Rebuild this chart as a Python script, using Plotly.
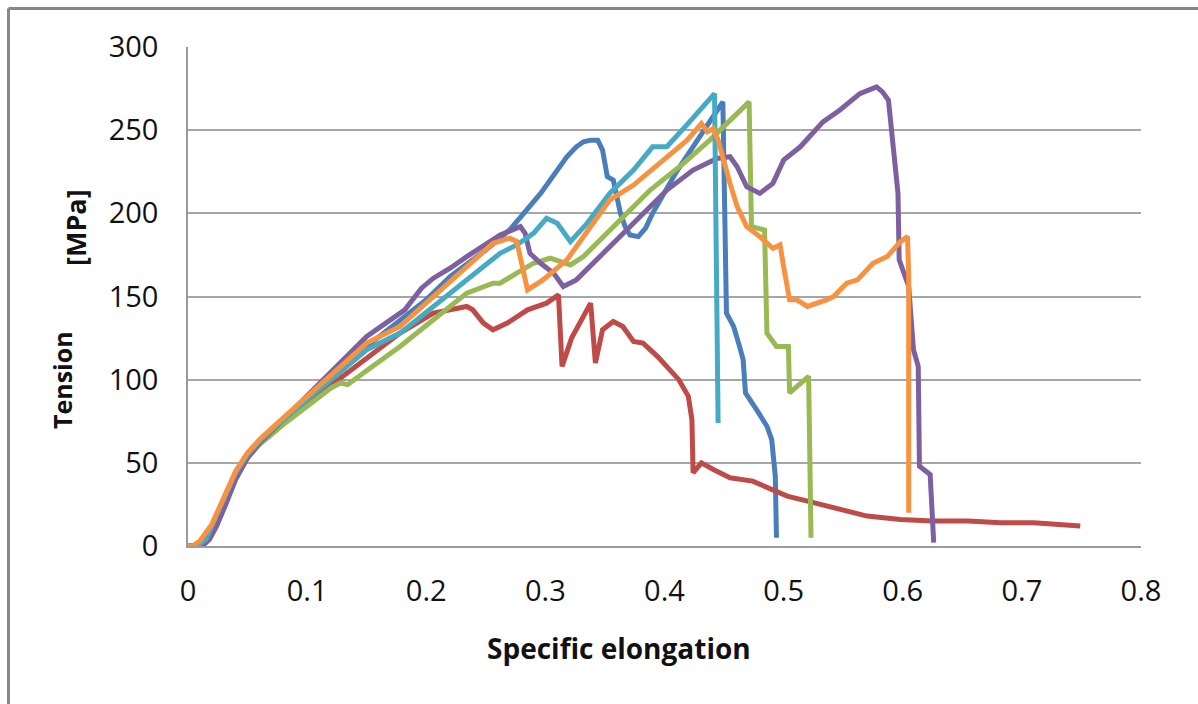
import plotly.graph_objects as go

# ---- data ----
blue_x = [0, 0.008, 0.015, 0.02, 0.03, 0.04, 0.05, 0.06, 0.08, 0.1, 0.12, 0.15, 0.18, 0.2, 0.22, 0.25, 0.27,
          0.296, 0.318, 0.326, 0.332, 0.338, 0.344, 0.348, 0.352, 0.357, 0.363, 0.367, 0.371, 0.378, 0.384,
          0.39, 0.41, 0.427, 0.441, 0.449, 0.452, 0.458, 0.463, 0.466, 0.468, 0.472, 0.479, 0.486, 0.49,
          0.493, 0.494]
blue_y = [0, 0, 4, 12, 28, 44, 55, 63, 76, 88, 100, 120, 137, 148, 162, 178, 190,
          212, 234, 240, 243, 244, 244, 238, 222, 220, 200, 192, 187, 186, 191,
          200, 225, 243, 258, 267, 140, 132, 120, 112, 92, 88, 80, 72, 64,
          42, 5]

red_x = [0, 0.008, 0.015, 0.02, 0.03, 0.04, 0.05, 0.06, 0.08, 0.1, 0.12, 0.145, 0.178, 0.206, 0.234, 0.239,
         0.248, 0.256, 0.268, 0.285, 0.301, 0.311, 0.314, 0.322, 0.338, 0.342, 0.348, 0.357, 0.365, 0.374,
         0.382, 0.394, 0.405, 0.412, 0.42, 0.423, 0.424, 0.431, 0.441, 0.455, 0.474, 0.486, 0.503, 0.52,
         0.542, 0.57, 0.598, 0.625, 0.655, 0.682, 0.71, 0.749]
red_y = [0, 0, 4, 12, 28, 44, 55, 63, 75, 86, 97, 110, 128, 140, 144, 142,
         134, 130, 134, 142, 146, 151, 108, 125, 146, 110, 130, 135, 132, 123,
         122, 114, 106, 100, 90, 76, 44, 50, 46, 41, 39, 35, 30, 27,
         23, 18, 16, 15, 15, 14, 14, 12]

green_x = [0, 0.008, 0.015, 0.02, 0.03, 0.04, 0.05, 0.06, 0.08, 0.1, 0.12, 0.128, 0.134, 0.151, 0.178,
           0.206, 0.234, 0.256, 0.262, 0.276, 0.29, 0.304, 0.321, 0.332, 0.36, 0.388, 0.416, 0.438, 0.471,
           0.473, 0.484, 0.486, 0.494, 0.504, 0.505, 0.521, 0.523]
green_y = [0, 0, 4, 12, 27, 42, 53, 61, 73, 84, 95, 98, 97, 106, 120,
           136, 152, 158, 158, 164, 170, 173, 169, 174, 194, 214, 230, 244, 267,
           192, 190, 128, 120, 120, 92, 102, 5]

purple_x = [0, 0.012, 0.018, 0.024, 0.03, 0.04, 0.05, 0.06, 0.08, 0.1, 0.12, 0.15, 0.182, 0.196, 0.206,
            0.22, 0.234, 0.262, 0.279, 0.283, 0.287, 0.296, 0.307, 0.315, 0.326, 0.346, 0.374, 0.402, 0.424,
            0.444, 0.455, 0.461, 0.469, 0.48, 0.491, 0.5, 0.514, 0.533, 0.547, 0.564, 0.578, 0.583, 0.588,
            0.592, 0.596, 0.597, 0.605, 0.609, 0.613, 0.614, 0.623, 0.626]
purple_y = [0, 0, 4, 12, 22, 40, 53, 62, 76, 90, 104, 126, 142, 155, 161,
            167, 174, 187, 192, 188, 176, 170, 164, 156, 160, 174, 194, 214, 226,
            233, 234, 228, 216, 212, 218, 232, 240, 255, 262, 272, 276, 273, 268,
            242, 212, 172, 156, 118, 108, 48, 43, 2]

aqua_x = [0, 0.008, 0.015, 0.02, 0.03, 0.04, 0.05, 0.06, 0.08, 0.1, 0.12, 0.15, 0.178, 0.206, 0.234,
          0.262, 0.276, 0.29, 0.301, 0.31, 0.321, 0.335, 0.354, 0.374, 0.39, 0.402, 0.421, 0.442, 0.445]
aqua_y = [0, 0, 4, 12, 28, 44, 55, 63, 76, 88, 100, 118, 128, 144, 160,
          176, 181, 188, 197, 194, 183, 194, 212, 226, 240, 240, 255, 272, 74]

orange_x = [0, 0.004, 0.01, 0.02, 0.03, 0.04, 0.05, 0.06, 0.08, 0.1, 0.12, 0.15, 0.178, 0.206, 0.234,
            0.256, 0.27, 0.276, 0.285, 0.298, 0.318, 0.329, 0.34, 0.354, 0.374, 0.396, 0.419, 0.431,
            0.436, 0.441, 0.445, 0.455, 0.461, 0.469, 0.48, 0.491, 0.497, 0.5, 0.505, 0.511, 0.52, 0.536,
            0.542, 0.553, 0.562, 0.575, 0.587, 0.598, 0.604, 0.605, 0.605]
orange_y = [0, 0, 3, 13, 29, 45, 56, 64, 77, 90, 103, 122, 132, 150, 168,
            182, 185, 183, 154, 160, 172, 183, 194, 208, 217, 230, 244, 254,
            249, 251, 244, 218, 204, 192, 186, 179, 181, 168, 148, 148, 144, 148,
            150, 158, 160, 170, 174, 183, 186, 162, 20]

x_ticks = [0, 0.1, 0.2, 0.3, 0.4, 0.5, 0.6, 0.7, 0.8]
x_tick_labels = ["0", "0.1", "0.2", "0.3", "0.4", "0.5", "0.6", "0.7", "0.8"]
y_ticks = [0, 50, 100, 150, 200, 250, 300]
y_tick_labels = ["0", "50", "100", "150", "200", "250", "300"]

series = [
    ("Series1", blue_x, blue_y, "#4A7EBB"),
    ("Series2", red_x, red_y, "#BE4B48"),
    ("Series3", green_x, green_y, "#98B954"),
    ("Series4", purple_x, purple_y, "#7D60A0"),
    ("Series5", aqua_x, aqua_y, "#46AAC5"),
    ("Series6", orange_x, orange_y, "#F69240"),
]

FONT = "Open Sans"

fig = go.Figure()
for name, xs, ys, col in series:
    fig.add_trace(go.Scatter(x=xs, y=ys, mode="lines", name=name,
                             line=dict(color=col, width=5)))

W, H = 1198, 704
L, R, T, B = 188, 57, 47, 158
pw, ph = W - L - R, H - T - B

def px2paper_x(px):
    return (px - L) / pw

def px2paper_y(py):
    return (H - B - py) / ph

fig.update_layout(
    width=W, height=H,
    margin=dict(l=L, r=R, t=T, b=B, pad=0),
    paper_bgcolor="white", plot_bgcolor="white",
    showlegend=False,
    font=dict(family=FONT, color="#1a1a1a"),
    xaxis=dict(range=[0, 0.8], tickvals=x_ticks, ticktext=x_tick_labels,
               showgrid=False, zeroline=False, showline=True, linecolor="#9a9a9a", linewidth=1.5,
               ticks="", tickfont=dict(size=29, family=FONT, color="#111111"),
               ticklabelstandoff=18, fixedrange=True),
    yaxis=dict(range=[0, 300], tickvals=y_ticks, ticktext=y_tick_labels,
               showgrid=True, gridcolor="#a6a6a6", gridwidth=1.5, zeroline=False,
               showline=True, linecolor="#9a9a9a", linewidth=1.5,
               ticks="", tickfont=dict(size=29, family=FONT, color="#111111"),
               ticklabelstandoff=22, fixedrange=True),
    shapes=[
        dict(type="line", xref="paper", yref="paper",
             x0=px2paper_x(8.5), x1=px2paper_x(8.5), y0=px2paper_y(8.5), y1=px2paper_y(720),
             line=dict(color="#878787", width=3)),
        dict(type="line", xref="paper", yref="paper",
             x0=px2paper_x(8.5), x1=px2paper_x(1220), y0=px2paper_y(8.5), y1=px2paper_y(8.5),
             line=dict(color="#878787", width=3)),
    ],
    annotations=[
        dict(text="<b>Specific elongation</b>", xref="paper", yref="paper",
             x=px2paper_x(619), y=px2paper_y(648), xanchor="center", yanchor="middle",
             showarrow=False, font=dict(size=28, family=FONT, color="#111111")),
        dict(text="<b>Tension</b>", xref="paper", yref="paper", textangle=-90,
             x=px2paper_x(62), y=px2paper_y(380), xanchor="center", yanchor="middle",
             showarrow=False, font=dict(size=25, family=FONT, color="#111111")),
        dict(text="<b>[MPa]</b>", xref="paper", yref="paper", textangle=-90,
             x=px2paper_x(75), y=px2paper_y(228), xanchor="center", yanchor="middle",
             showarrow=False, font=dict(size=27, family=FONT, color="#111111")),
    ],
)

fig.write_html("out.html")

--- --- ---

» Aim: Quote, please, every line of the material above from its start through the line that has "import plotly.graph_objects as go", reproducing the words exactly and dropping any images.

» In response:
Rebuild this chart as a Python script, using Plotly.
import plotly.graph_objects as go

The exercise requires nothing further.